Supplied entries:
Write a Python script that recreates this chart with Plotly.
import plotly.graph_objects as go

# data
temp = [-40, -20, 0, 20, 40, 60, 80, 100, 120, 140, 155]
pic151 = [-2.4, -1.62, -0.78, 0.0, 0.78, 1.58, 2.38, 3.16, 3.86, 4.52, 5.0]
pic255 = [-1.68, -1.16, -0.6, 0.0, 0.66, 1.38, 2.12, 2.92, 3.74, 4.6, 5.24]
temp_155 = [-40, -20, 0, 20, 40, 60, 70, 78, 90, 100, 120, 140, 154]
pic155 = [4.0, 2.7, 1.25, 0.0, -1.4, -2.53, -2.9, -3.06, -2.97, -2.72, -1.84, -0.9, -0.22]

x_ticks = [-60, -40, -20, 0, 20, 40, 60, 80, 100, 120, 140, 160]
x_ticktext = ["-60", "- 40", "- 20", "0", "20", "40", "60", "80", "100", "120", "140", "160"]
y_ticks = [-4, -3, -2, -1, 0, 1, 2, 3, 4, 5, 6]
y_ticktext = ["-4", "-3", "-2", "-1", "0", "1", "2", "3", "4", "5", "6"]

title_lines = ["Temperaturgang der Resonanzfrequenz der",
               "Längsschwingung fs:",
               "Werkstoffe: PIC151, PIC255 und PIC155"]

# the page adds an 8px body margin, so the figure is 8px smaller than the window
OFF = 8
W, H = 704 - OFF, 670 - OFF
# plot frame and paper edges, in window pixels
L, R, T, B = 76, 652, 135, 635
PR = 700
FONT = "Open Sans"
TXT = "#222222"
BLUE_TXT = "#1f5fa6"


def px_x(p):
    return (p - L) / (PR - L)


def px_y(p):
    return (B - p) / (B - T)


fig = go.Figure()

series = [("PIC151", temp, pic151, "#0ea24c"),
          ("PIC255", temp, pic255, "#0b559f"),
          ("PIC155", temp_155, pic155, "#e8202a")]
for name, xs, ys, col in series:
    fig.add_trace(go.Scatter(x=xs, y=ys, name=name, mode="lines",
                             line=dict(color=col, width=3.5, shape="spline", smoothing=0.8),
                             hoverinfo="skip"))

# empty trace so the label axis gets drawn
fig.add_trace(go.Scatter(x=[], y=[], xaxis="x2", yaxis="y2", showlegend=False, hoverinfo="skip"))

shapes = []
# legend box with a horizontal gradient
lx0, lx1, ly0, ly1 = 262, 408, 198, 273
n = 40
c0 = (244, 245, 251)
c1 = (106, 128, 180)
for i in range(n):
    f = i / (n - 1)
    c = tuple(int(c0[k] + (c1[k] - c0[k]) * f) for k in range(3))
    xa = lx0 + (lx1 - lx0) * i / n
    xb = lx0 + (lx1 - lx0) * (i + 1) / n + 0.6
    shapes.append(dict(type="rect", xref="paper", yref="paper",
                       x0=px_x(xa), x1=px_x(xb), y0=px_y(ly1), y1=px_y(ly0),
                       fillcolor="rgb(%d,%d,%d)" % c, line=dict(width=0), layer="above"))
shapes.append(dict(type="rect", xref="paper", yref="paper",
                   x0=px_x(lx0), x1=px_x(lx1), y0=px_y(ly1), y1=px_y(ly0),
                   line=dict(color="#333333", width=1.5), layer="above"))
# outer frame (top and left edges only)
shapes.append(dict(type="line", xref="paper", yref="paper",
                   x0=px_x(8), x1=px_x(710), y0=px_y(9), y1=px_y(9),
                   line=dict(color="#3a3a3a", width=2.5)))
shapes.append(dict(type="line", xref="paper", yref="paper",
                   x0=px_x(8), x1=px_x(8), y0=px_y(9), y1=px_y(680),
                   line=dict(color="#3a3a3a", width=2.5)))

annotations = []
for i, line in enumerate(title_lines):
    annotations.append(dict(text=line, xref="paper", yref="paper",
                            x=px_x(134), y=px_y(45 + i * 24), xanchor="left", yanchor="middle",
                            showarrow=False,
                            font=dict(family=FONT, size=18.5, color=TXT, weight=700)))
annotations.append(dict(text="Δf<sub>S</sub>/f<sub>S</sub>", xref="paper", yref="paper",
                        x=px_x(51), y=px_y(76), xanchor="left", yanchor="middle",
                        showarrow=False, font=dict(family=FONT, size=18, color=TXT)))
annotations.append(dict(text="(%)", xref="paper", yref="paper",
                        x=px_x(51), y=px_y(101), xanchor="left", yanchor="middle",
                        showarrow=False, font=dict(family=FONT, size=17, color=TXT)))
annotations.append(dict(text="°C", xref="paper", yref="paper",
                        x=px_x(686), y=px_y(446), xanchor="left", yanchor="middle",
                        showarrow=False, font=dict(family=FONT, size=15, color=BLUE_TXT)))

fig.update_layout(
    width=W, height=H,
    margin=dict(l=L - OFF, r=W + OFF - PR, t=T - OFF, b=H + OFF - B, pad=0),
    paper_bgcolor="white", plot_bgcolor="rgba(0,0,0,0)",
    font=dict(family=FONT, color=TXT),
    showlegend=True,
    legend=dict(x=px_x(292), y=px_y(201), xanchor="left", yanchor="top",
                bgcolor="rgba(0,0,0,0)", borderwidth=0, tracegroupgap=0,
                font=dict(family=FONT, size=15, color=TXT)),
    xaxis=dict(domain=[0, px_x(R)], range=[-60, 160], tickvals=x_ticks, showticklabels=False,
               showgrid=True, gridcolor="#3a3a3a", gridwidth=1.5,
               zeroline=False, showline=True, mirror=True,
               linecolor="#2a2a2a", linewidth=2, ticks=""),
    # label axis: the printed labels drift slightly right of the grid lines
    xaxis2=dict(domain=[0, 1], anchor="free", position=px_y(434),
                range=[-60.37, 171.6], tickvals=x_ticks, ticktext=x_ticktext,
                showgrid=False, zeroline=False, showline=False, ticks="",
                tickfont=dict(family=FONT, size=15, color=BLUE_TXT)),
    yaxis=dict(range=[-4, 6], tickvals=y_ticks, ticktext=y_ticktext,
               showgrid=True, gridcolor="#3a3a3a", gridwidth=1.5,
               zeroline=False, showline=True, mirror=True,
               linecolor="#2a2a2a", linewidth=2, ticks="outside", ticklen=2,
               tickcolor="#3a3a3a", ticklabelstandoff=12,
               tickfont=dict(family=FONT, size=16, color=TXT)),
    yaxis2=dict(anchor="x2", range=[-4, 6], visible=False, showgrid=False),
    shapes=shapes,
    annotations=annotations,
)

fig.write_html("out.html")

---

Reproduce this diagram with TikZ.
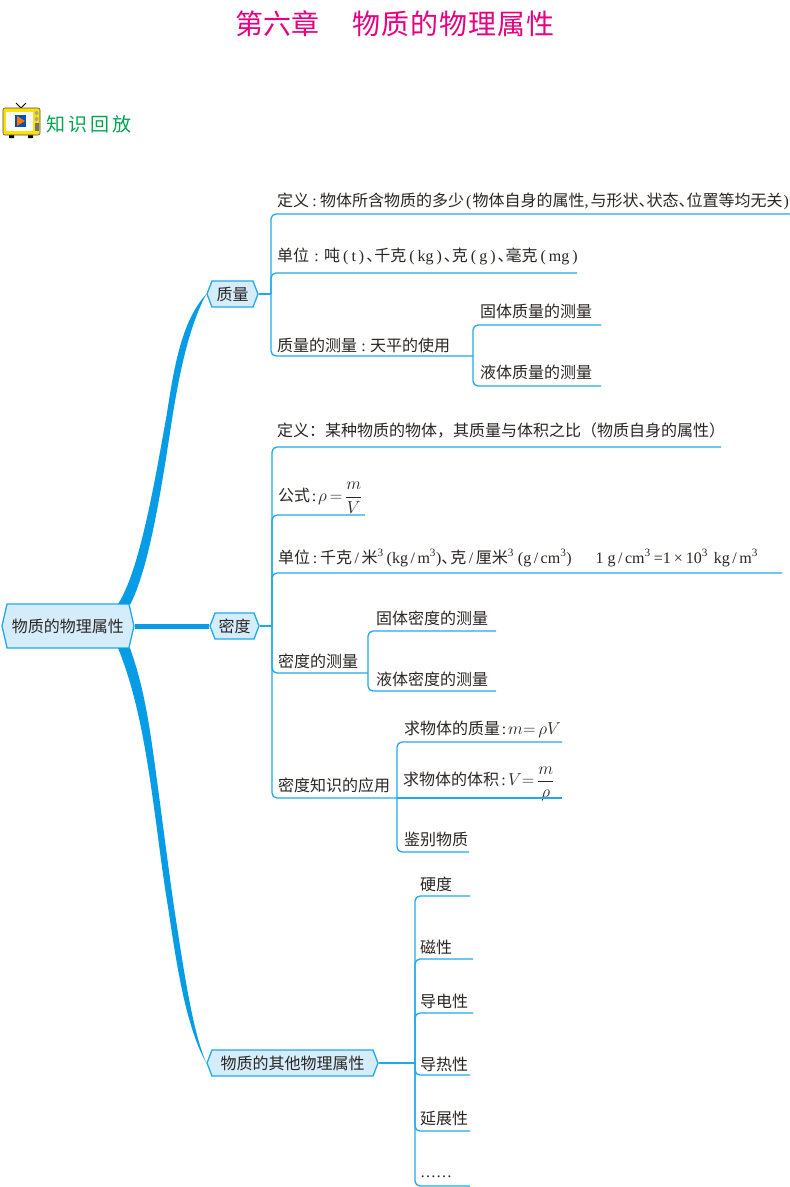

Stated task:
Return every line holding the word "this" from the records.

Result of the exercise:
Write a Python script that recreates this chart with Plotly.
Reproduce this diagram with TikZ.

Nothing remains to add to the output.